La conservation d’un vin ouvert n’est donc pas une question de calendrier fixe, mais de dynamique chimique. Chaque profil de vin impose ses propres seuils de dégradation. Une bouteille oubliée sans protection n’est pas seulement oxydée : elle est, souvent, irrécupérable.

conservation vin ouvert

Le rôle décisif du type de vin dans sa tenue après ouverture

Les vins rouges : entre tanins protecteurs et fragilité aromatique

Les tanins, présents en forte concentration dans les rouges jeunes et corsés, ralentissent l’oxydation. Un Cahors, un Nebbiolo ou un Syrah du Languedoc tiendra jusqu’à 4 jours sans perte notable, à condition d’être stocké au frais dans un environnement neutre. Toutefois, passé ce délai, l’amertume augmente, les fruits rouges s’effacent, et les notes tertiaires deviennent dominantes, sans harmonie.

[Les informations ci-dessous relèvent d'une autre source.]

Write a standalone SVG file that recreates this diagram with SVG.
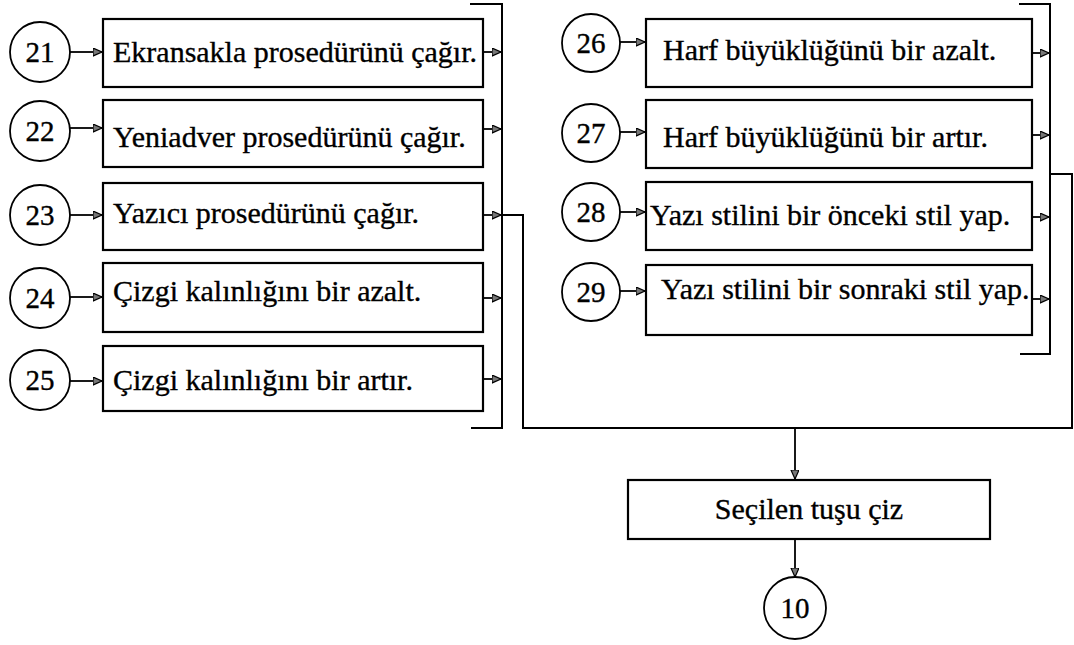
<svg xmlns="http://www.w3.org/2000/svg" width="1074" height="645" viewBox="0 0 1074 645">
  <defs>
    <marker id="arr" markerUnits="userSpaceOnUse" markerWidth="12" markerHeight="10" refX="9" refY="4" orient="auto">
      <path d="M0,0 L9,4 L0,8 z" fill="#777" stroke="#000" stroke-width="1.2"/>
    </marker>
    <style>
      .box { fill: #fff; stroke: #000; stroke-width: 2.2; }
      .circ { fill: #fff; stroke: #000; stroke-width: 1.8; }
      .lbl { font-family: "Liberation Serif", "Times New Roman", serif; font-size: 30px; fill: #000; stroke: #000; stroke-width: 0.35; }
      .num { font-family: "Liberation Serif", "Times New Roman", serif; font-size: 29px; fill: #000; stroke: #000; stroke-width: 0.35; text-anchor: middle; }
      .wire { fill: none; stroke: #000; stroke-width: 2; }
      .arw { fill: none; stroke: #000; stroke-width: 1.8; marker-end: url(#arr); }
    </style>
  </defs>
  <rect width="1074" height="645" fill="#fff"/>

  <!-- connectors -->
  <g id="connectors">
    <!-- left column: circles into boxes -->
    <line class="arw" x1="70" y1="52" x2="102" y2="52"/>
    <line class="arw" x1="70" y1="128" x2="102" y2="128"/>
    <line class="arw" x1="70" y1="215" x2="102" y2="215"/>
    <line class="arw" x1="70" y1="297" x2="102" y2="297"/>
    <line class="arw" x1="70" y1="381" x2="102" y2="381"/>
    <!-- left column: boxes into bus -->
    <line class="arw" x1="483" y1="52" x2="501" y2="52"/>
    <line class="arw" x1="483" y1="129" x2="501" y2="129"/>
    <line class="arw" x1="483" y1="215" x2="501" y2="215"/>
    <line class="arw" x1="483" y1="298" x2="501" y2="298"/>
    <line class="arw" x1="483" y1="379" x2="501" y2="379"/>
    <path class="wire" d="M470,4 H502 V428 H471"/>
    <!-- right column: circles into boxes -->
    <line class="arw" x1="620" y1="42" x2="645" y2="42"/>
    <line class="arw" x1="620" y1="132" x2="645" y2="132"/>
    <line class="arw" x1="620" y1="212" x2="645" y2="212"/>
    <line class="arw" x1="620" y1="291" x2="645" y2="291"/>
    <!-- right column: boxes into bus -->
    <line class="arw" x1="1032" y1="53" x2="1049" y2="53"/>
    <line class="arw" x1="1032" y1="135" x2="1049" y2="135"/>
    <line class="arw" x1="1032" y1="217" x2="1049" y2="217"/>
    <line class="arw" x1="1032" y1="299" x2="1049" y2="299"/>
    <path class="wire" d="M1019,4 H1050 V354 H1020"/>
    <!-- collector loop -->
    <path class="wire" d="M502,215 H523 V428 H1072 V174 H1050"/>
    <!-- down to the final step -->
    <line class="arw" x1="795" y1="428" x2="795" y2="479"/>
    <line class="arw" x1="795" y1="539" x2="795" y2="577"/>
  </g>

  <!-- left column -->
  <g id="n21"><circle class="circ" cx="40" cy="52" r="30"/><text class="num" x="40" y="62">21</text></g>
  <g id="b21"><rect class="box" x="103" y="19" width="380" height="68"/><text class="lbl" x="113" y="62">Ekransakla prosedürünü çağır.</text></g>

  <g id="n22"><circle class="circ" cx="40" cy="131" r="30"/><text class="num" x="40" y="141">22</text></g>
  <g id="b22"><rect class="box" x="103" y="100" width="380" height="67"/><text class="lbl" x="113" y="147">Yeniadver prosedürünü çağır.</text></g>

  <g id="n23"><circle class="circ" cx="40" cy="215" r="30"/><text class="num" x="40" y="225">23</text></g>
  <g id="b23"><rect class="box" x="103" y="183" width="380" height="67"/><text class="lbl" x="113" y="223">Yazıcı prosedürünü çağır.</text></g>

  <g id="n24"><circle class="circ" cx="40" cy="298" r="30"/><text class="num" x="40" y="308">24</text></g>
  <g id="b24"><rect class="box" x="103" y="263" width="380" height="69"/><text class="lbl" x="113" y="301">Çizgi kalınlığını bir azalt.</text></g>

  <g id="n25"><circle class="circ" cx="40" cy="380" r="30"/><text class="num" x="40" y="390">25</text></g>
  <g id="b25"><rect class="box" x="103" y="346" width="380" height="65"/><text class="lbl" x="113" y="390">Çizgi kalınlığını bir artır.</text></g>

  <!-- right column -->
  <g id="n26"><circle class="circ" cx="591" cy="43" r="29"/><text class="num" x="591" y="53">26</text></g>
  <g id="b26"><rect class="box" x="646" y="19" width="386" height="68"/><text class="lbl" x="663" y="60">Harf büyüklüğünü bir azalt.</text></g>

  <g id="n27"><circle class="circ" cx="591" cy="133" r="29"/><text class="num" x="591" y="143">27</text></g>
  <g id="b27"><rect class="box" x="646" y="100" width="386" height="68"/><text class="lbl" x="663" y="147">Harf büyüklüğünü bir artır.</text></g>

  <g id="n28"><circle class="circ" cx="591" cy="212" r="29"/><text class="num" x="591" y="222">28</text></g>
  <g id="b28"><rect class="box" x="646" y="182" width="386" height="68"/><text class="lbl" x="650" y="225">Yazı stilini bir önceki stil yap.</text></g>

  <g id="n29"><circle class="circ" cx="591" cy="292" r="29"/><text class="num" x="591" y="302">29</text></g>
  <g id="b29"><rect class="box" x="646" y="265" width="386" height="70"/><text class="lbl" x="661" y="299">Yazı stilini bir sonraki stil yap.</text></g>

  <!-- final step -->
  <g id="draw"><rect class="box" x="628" y="480" width="362" height="59"/><text class="lbl" x="809" y="519" text-anchor="middle">Seçilen tuşu çiz</text></g>
  <g id="n10"><circle class="circ" cx="795" cy="608" r="31"/><text class="num" x="795" y="618">10</text></g>
</svg>
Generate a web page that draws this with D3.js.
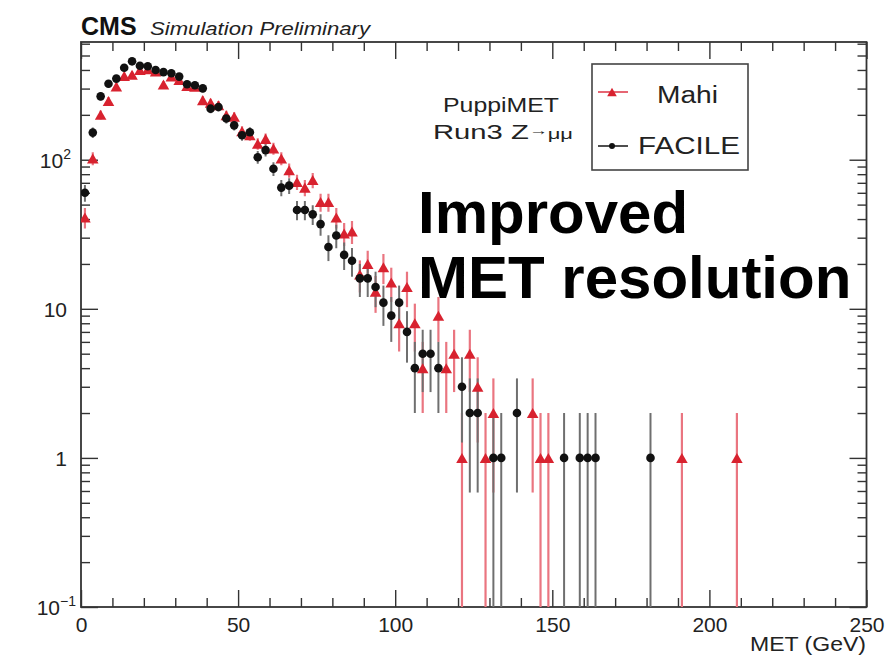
<!DOCTYPE html>
<html><head><meta charset="utf-8">
<script src="https://cdn.jsdelivr.net/npm/d3@7"></script>
<style>
html,body{margin:0;padding:0;background:#fff;}
svg{display:block;font-family:"Liberation Sans",Arial,Helvetica,sans-serif;}
</style></head><body>
<svg id="chart" width="891" height="657"></svg>
<script>
// ---- data (MET histogram, 2.5 GeV bins) ----
const metBinCenters = [1.25,3.75,6.25,8.75,11.25,13.75,16.25,18.75,21.25,23.75,
  26.25,28.75,31.25,33.75,36.25,38.75,41.25,43.75,46.25,48.75,
  51.25,53.75,56.25,58.75,61.25,63.75,66.25,68.75,71.25,73.75,
  76.25,78.75,81.25,83.75,86.25,88.75,91.25,93.75,96.25,98.75,
  101.25,103.75,106.25,108.75,111.25,113.75,116.25,118.75,121.25,123.75,
  126.25,128.75,131.25,133.75,136.25,138.75,141.25,143.75,146.25,148.75,
  151.25,153.75,156.25,158.75,161.25,163.75,166.25,168.75,171.25,173.75,
  176.25,178.75,181.25,183.75,186.25,188.75,191.25,193.75,196.25,198.75,
  201.25,203.75,206.25,208.75];
const mahiCounts = [41,102,200,248,310,365,371,400,405,390,
  320,361,342,312,309,251,241,232,199,194,
  155,146,128,138,119,102,85,71,65,73,
  52,52,41,32,33,17,20,13,19,15,
  8,14,8,4,0,9,4,5,1,5,
  3,1,2,0,0,0,0,2,1,1,
  0,0,0,0,0,0,0,0,0,0,
  0,0,0,0,0,0,1,0,0,0,
  0,0,0,1];
const facileCounts = [60,152,266,323,350,414,457,427,424,400,
  387,380,361,321,316,301,220,226,189,170,
  146,153,104,116,87,65,67,46,46,43,
  37,26,31,23,21,16,16,14,11,9,
  11,7,4,5,5,4,0,0,3,2,
  2,0,1,1,0,2,0,0,0,0,
  0,1,0,1,1,1,0,0,0,0,
  0,0,1,0,0,0,0,0,0,0,
  0,0,0,0];
const seriesNames = ["Mahi","FACILE"];
const xMajorTicks = [0,50,100,150,200,250];
const xMinorTicks = [10,20,30,40,60,70,80,90,110,120,130,140,160,170,180,190,210,220,230,240];
const yMajorTicks = [0.1,1,10,100];
const yMinorTicks = [0.2,0.3,0.4,0.5,0.6,0.7,0.8,0.9,2,3,4,5,6,7,8,9,20,30,40,50,60,70,80,90,200,300,400,500,600];
const yTickLabels = [{v:0.1,base:"10",exp:"\u22121"},{v:1,base:"1",exp:""},{v:10,base:"10",exp:""},{v:100,base:"10",exp:"2"}];

// ---- layout ----
const svg = d3.select("#chart");
const L = 81, R = 866.5, T = 42, B = 607;
const x = d3.scaleLinear().domain([0,250]).range([L,R]);
const y = d3.scaleLog().domain([0.1,616]).range([B,T]);
const axisColor = "#333";

svg.append("rect").attr("width",891).attr("height",657).attr("fill","#fff");

svg.append("defs").append("clipPath").attr("id","plotclip")
  .append("rect").attr("x",L).attr("y",T).attr("width",R-L).attr("height",B-T);

function styleAxis(g){
  g.select(".domain").remove();
  g.selectAll(".tick line").attr("stroke",axisColor).attr("stroke-width",1.4);
  g.selectAll(".tick text").attr("fill","#222").attr("font-size",21)
    .attr("font-family","'Liberation Sans',Arial,sans-serif");
}
// X axes
svg.append("g").attr("transform",`translate(0,${B})`)
  .call(d3.axisBottom(x).tickValues(xMajorTicks).tickSizeInner(-17).tickSizeOuter(0).tickPadding(10).tickFormat(d3.format("d")))
  .call(styleAxis);
svg.append("g").attr("transform",`translate(0,${B})`)
  .call(d3.axisBottom(x).tickValues(xMinorTicks).tickSizeInner(-9).tickSizeOuter(0).tickFormat(""))
  .call(styleAxis);
svg.append("g").attr("transform",`translate(0,${T})`)
  .call(d3.axisTop(x).tickValues(xMajorTicks).tickSizeInner(-17).tickSizeOuter(0).tickFormat(""))
  .call(styleAxis);
svg.append("g").attr("transform",`translate(0,${T})`)
  .call(d3.axisTop(x).tickValues(xMinorTicks).tickSizeInner(-9).tickSizeOuter(0).tickFormat(""))
  .call(styleAxis);
// Y axes
svg.append("g").attr("transform",`translate(${L},0)`)
  .call(d3.axisLeft(y).tickValues(yMajorTicks).tickSizeInner(-17).tickSizeOuter(0).tickFormat(""))
  .call(styleAxis);
svg.append("g").attr("transform",`translate(${L},0)`)
  .call(d3.axisLeft(y).tickValues(yMinorTicks).tickSizeInner(-9).tickSizeOuter(0).tickFormat(""))
  .call(styleAxis);
svg.append("g").attr("transform",`translate(${R},0)`)
  .call(d3.axisRight(y).tickValues(yMajorTicks).tickSizeInner(-17).tickSizeOuter(0).tickFormat(""))
  .call(styleAxis);
svg.append("g").attr("transform",`translate(${R},0)`)
  .call(d3.axisRight(y).tickValues(yMinorTicks).tickSizeInner(-9).tickSizeOuter(0).tickFormat(""))
  .call(styleAxis);

// y tick labels with superscripts
const ylab = svg.append("g").attr("font-size",21).attr("fill","#222");
yTickLabels.forEach(d=>{
  const t = ylab.append("text").attr("x", d.exp==="\u22121" ? 76 : (d.exp ? 71 : 67))
    .attr("y", y(d.v)+8).attr("text-anchor","end");
  t.append("tspan").text(d.base);
  if(d.exp) t.append("tspan").attr("font-size",14).attr("dy",-9).text(d.exp);
});

// frame
svg.append("rect").attr("x",L).attr("y",T).attr("width",R-L).attr("height",B-T)
  .attr("fill","none").attr("stroke",axisColor).attr("stroke-width",1.8);

// ---- data marks ----
const plot = svg.append("g").attr("clip-path","url(#plotclip)");
const triUp = {draw(ctx,size){const s=Math.sqrt(size*4/Math.sqrt(3)); const h=s*Math.sqrt(3)/2;
  ctx.moveTo(0,-h/2); ctx.lineTo(s/2,h/2); ctx.lineTo(-s/2,h/2); ctx.closePath();}};

function pts(counts){
  return metBinCenters.map((m,i)=>({m, n:counts[i]})).filter(d=>d.n>0);
}
const mahi = pts(mahiCounts), facile = pts(facileCounts);

function errBars(data, color, w){
  plot.append("g").selectAll("line").data(data).join("line")
    .attr("x1",d=>x(d.m)).attr("x2",d=>x(d.m))
    .attr("y1",d=>y(d.n+Math.sqrt(d.n)))
    .attr("y2",d=>{const lo=d.n-Math.sqrt(d.n); return lo>0.1 ? y(lo) : B+2;})
    .attr("stroke",color).attr("stroke-width",w);
}
errBars(mahi,"#ea7580",2.2);
errBars(facile,"#6f6f6f",2.0);

plot.append("g").selectAll("path").data(mahi).join("path")
  .attr("transform",d=>`translate(${x(d.m)},${y(d.n)})`)
  .attr("d",d3.symbol(triUp,58)).attr("fill","#d8222f");
plot.append("g").selectAll("circle").data(facile).join("circle")
  .attr("cx",d=>x(d.m)).attr("cy",d=>y(d.n)).attr("r",4.3).attr("fill","#111");

// ---- texts ----
svg.append("text").attr("x",L-0).attr("y",35).attr("font-size",25).attr("font-weight","bold")
  .attr("fill","#111").text("CMS");
svg.append("text").attr("x",150).attr("y",35).attr("font-size",19).attr("font-style","italic")
  .attr("fill","#222").attr("textLength",220).attr("lengthAdjust","spacingAndGlyphs").text("Simulation Preliminary");
svg.append("text").attr("x",866).attr("y",651).attr("text-anchor","end").attr("font-size",20)
  .attr("fill","#222").attr("textLength",116).attr("lengthAdjust","spacingAndGlyphs").text("MET (GeV)");

svg.append("text").attr("x",443).attr("y",112).attr("font-size",20).attr("fill","#222")
  .attr("textLength",116).attr("lengthAdjust","spacingAndGlyphs").text("PuppiMET");
const rt = svg.append("text").attr("x",433).attr("y",139).attr("font-size",20).attr("fill","#222")
  .attr("textLength",140).attr("lengthAdjust","spacingAndGlyphs");
rt.append("tspan").text("Run3 Z");
rt.append("tspan").attr("font-size",13).attr("dy",-4).text("\u2192");
rt.append("tspan").attr("font-size",15).attr("dy",4).text("\u03bc\u03bc");

// legend
const lg = svg.append("g");
lg.append("rect").attr("x",592).attr("y",64).attr("width",156).attr("height",106)
  .attr("fill","#fff").attr("stroke","#444").attr("stroke-width",1.6);
const legendRows = [{name:seriesNames[0], yy:92, color:"#d8222f", line:"#e04050"},
                    {name:seriesNames[1], yy:146, color:"#111", line:"#222"}];
legendRows.forEach((r,i)=>{
  lg.append("line").attr("x1",598).attr("x2",628).attr("y1",r.yy).attr("y2",r.yy)
    .attr("stroke",r.line).attr("stroke-width",1.6);
  if(i===0) lg.append("path").attr("transform",`translate(612,${r.yy})`).attr("d",d3.symbol(triUp,40)).attr("fill",r.color);
  else lg.append("circle").attr("cx",612).attr("cy",r.yy).attr("r",3).attr("fill",r.color);
  lg.append("text").attr("x",i===0?657:638).attr("y",r.yy+(i===0?11:8)).attr("font-size",23).attr("fill","#222")
    .attr("textLength",i===0?61:102).attr("lengthAdjust","spacingAndGlyphs").text(r.name);
});

// annotation
const ann = svg.append("g").attr("font-size",60).attr("font-weight","bold").attr("fill","#000");
ann.append("text").attr("x",418).attr("y",233).text("Improved");
ann.append("text").attr("x",418).attr("y",298).text("MET resolution");
</script>
</body></html>
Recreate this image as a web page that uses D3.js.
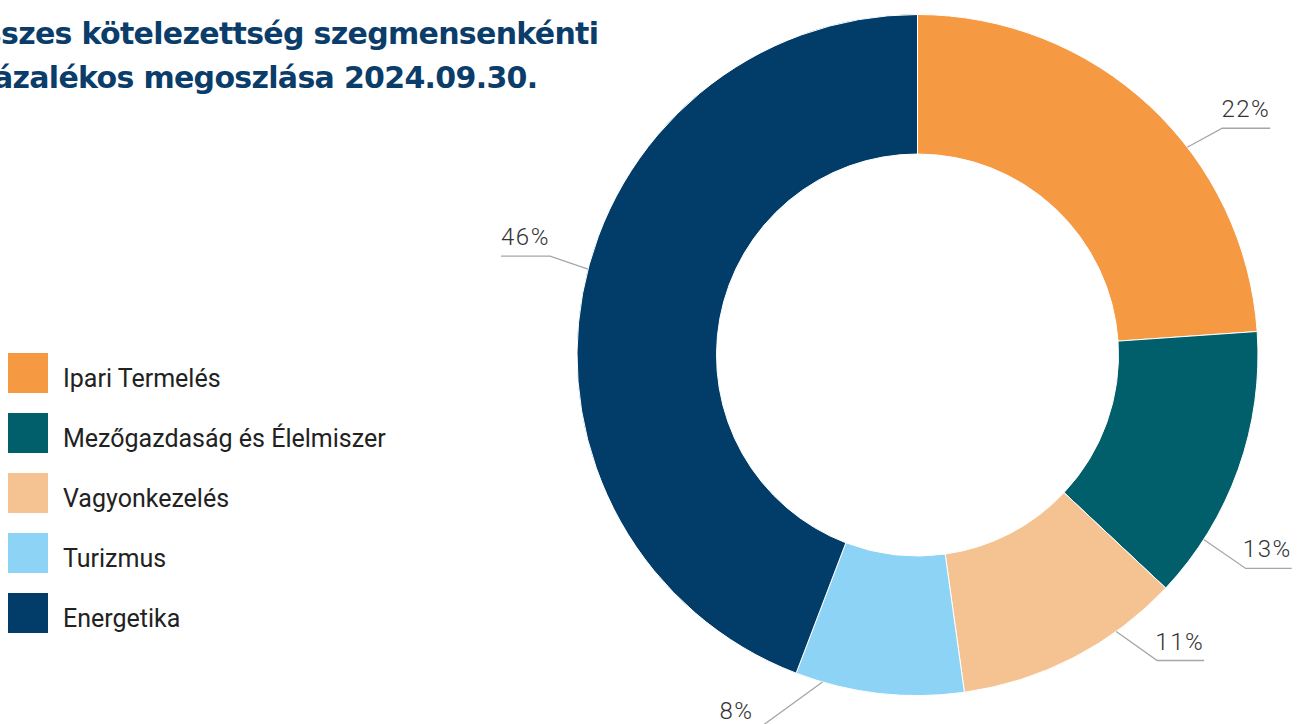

Les rouges plus légers, comme les Gamay ou les Pinot Noir, chutent plus vite. Leur structure fine et leur faible tanicité en font des candidats fragiles. Ils doivent être consommés sous 48 heures maximum, même conservés sous vide. Le moindre déséquilibre aromatique s’y fait immédiatement sentir : acidité instable, nez de vinaigre, bouche creuse.

Les vins blancs : une fraîcheur difficile à maintenir

L’absence de tanins rend les blancs particulièrement sensibles. Leur durée de vie après ouverture dépend de l’acidité et du taux d’alcool. Un Riesling allemand ou un Chenin de Loire, naturellement acides, peuvent résister jusqu’à 3 jours si stockés à 5 °C. Mais un Chardonnay boisé ou un Viognier à faible acidité ne dépassera pas 24 heures, sans perdre en netteté.

Les blancs effervescents sont encore plus exposés. Un Champagne ou un Crémant, même rebouché avec un bouchon hermétique, perd sa bulle en moins de 24 heures, surtout s’il a été secoué ou exposé à la lumière. La perte de CO₂ détruit l’équilibre gustatif du vin. Il est donc recommandé de le terminer dans les 6 heures après ouverture.

Les rosés : intermédiaires mais instables

Souvent associés à la saison estivale, les rosés – Provence, Tavel, Navarra – affichent une tenue moyenne de 2 à 3 jours. Leur profil aromatique fruité (fraises, agrumes) se dégrade rapidement. Le contact prolongé à l’air entraîne une oxydation aromatique plus marquée que sur les blancs, avec apparition de notes métalliques et sèches, même si l’acidité reste correcte.

conservation vin ouvert

Des solutions techniques pour prolonger la conservation sans trahir le vin

La maîtrise du stockage d’un vin entamé repose sur des principes précis. D’abord, éviter tout apport d’oxygène supplémentaire. Cela signifie limiter les manipulations, éviter les carafages inutiles, et surtout, ne pas utiliser de contenants trop larges pour transvaser le vin. Le contact air/vin est toujours une menace.

Le recours à des bouchons de vide (type Vacu Vin) permet d’extraire l’air contenu dans la bouteille. Ce système réduit partiellement l’oxydation mais n’est efficace que pendant 2 ou 3 jours. Pour les vins de garde ou les crus onéreux (au-delà de 40 euros la bouteille), des solutions à gaz inerte (argon, azote) comme Coravin offrent une protection plus stable, sans affecter le vin. Leur coût est cependant élevé : autour de 200 à 400 euros pour le système initial, plus 10 à 15 euros par cartouche.

Les caves à vin de service, à température constante (entre 10 et 14 °C), restent la meilleure option pour conserver un vin entamé dans des conditions optimales. À défaut, un réfrigérateur classique est envisageable pour tous les types de vins, rouges inclus, à condition de sortir la bouteille 20 minutes avant dégustation afin de retrouver la température idéale.

Il est important de noter que le goût de bouchon ou l’oxydation avancée ne se corrigent pas. L’idée d’utiliser ces vins pour la cuisine n’est pas toujours pertinente. Un vin oxydé altérera les sauces, même réduites, par une amertume désagréable. En cuisine, il faut utiliser du vin encore buvable.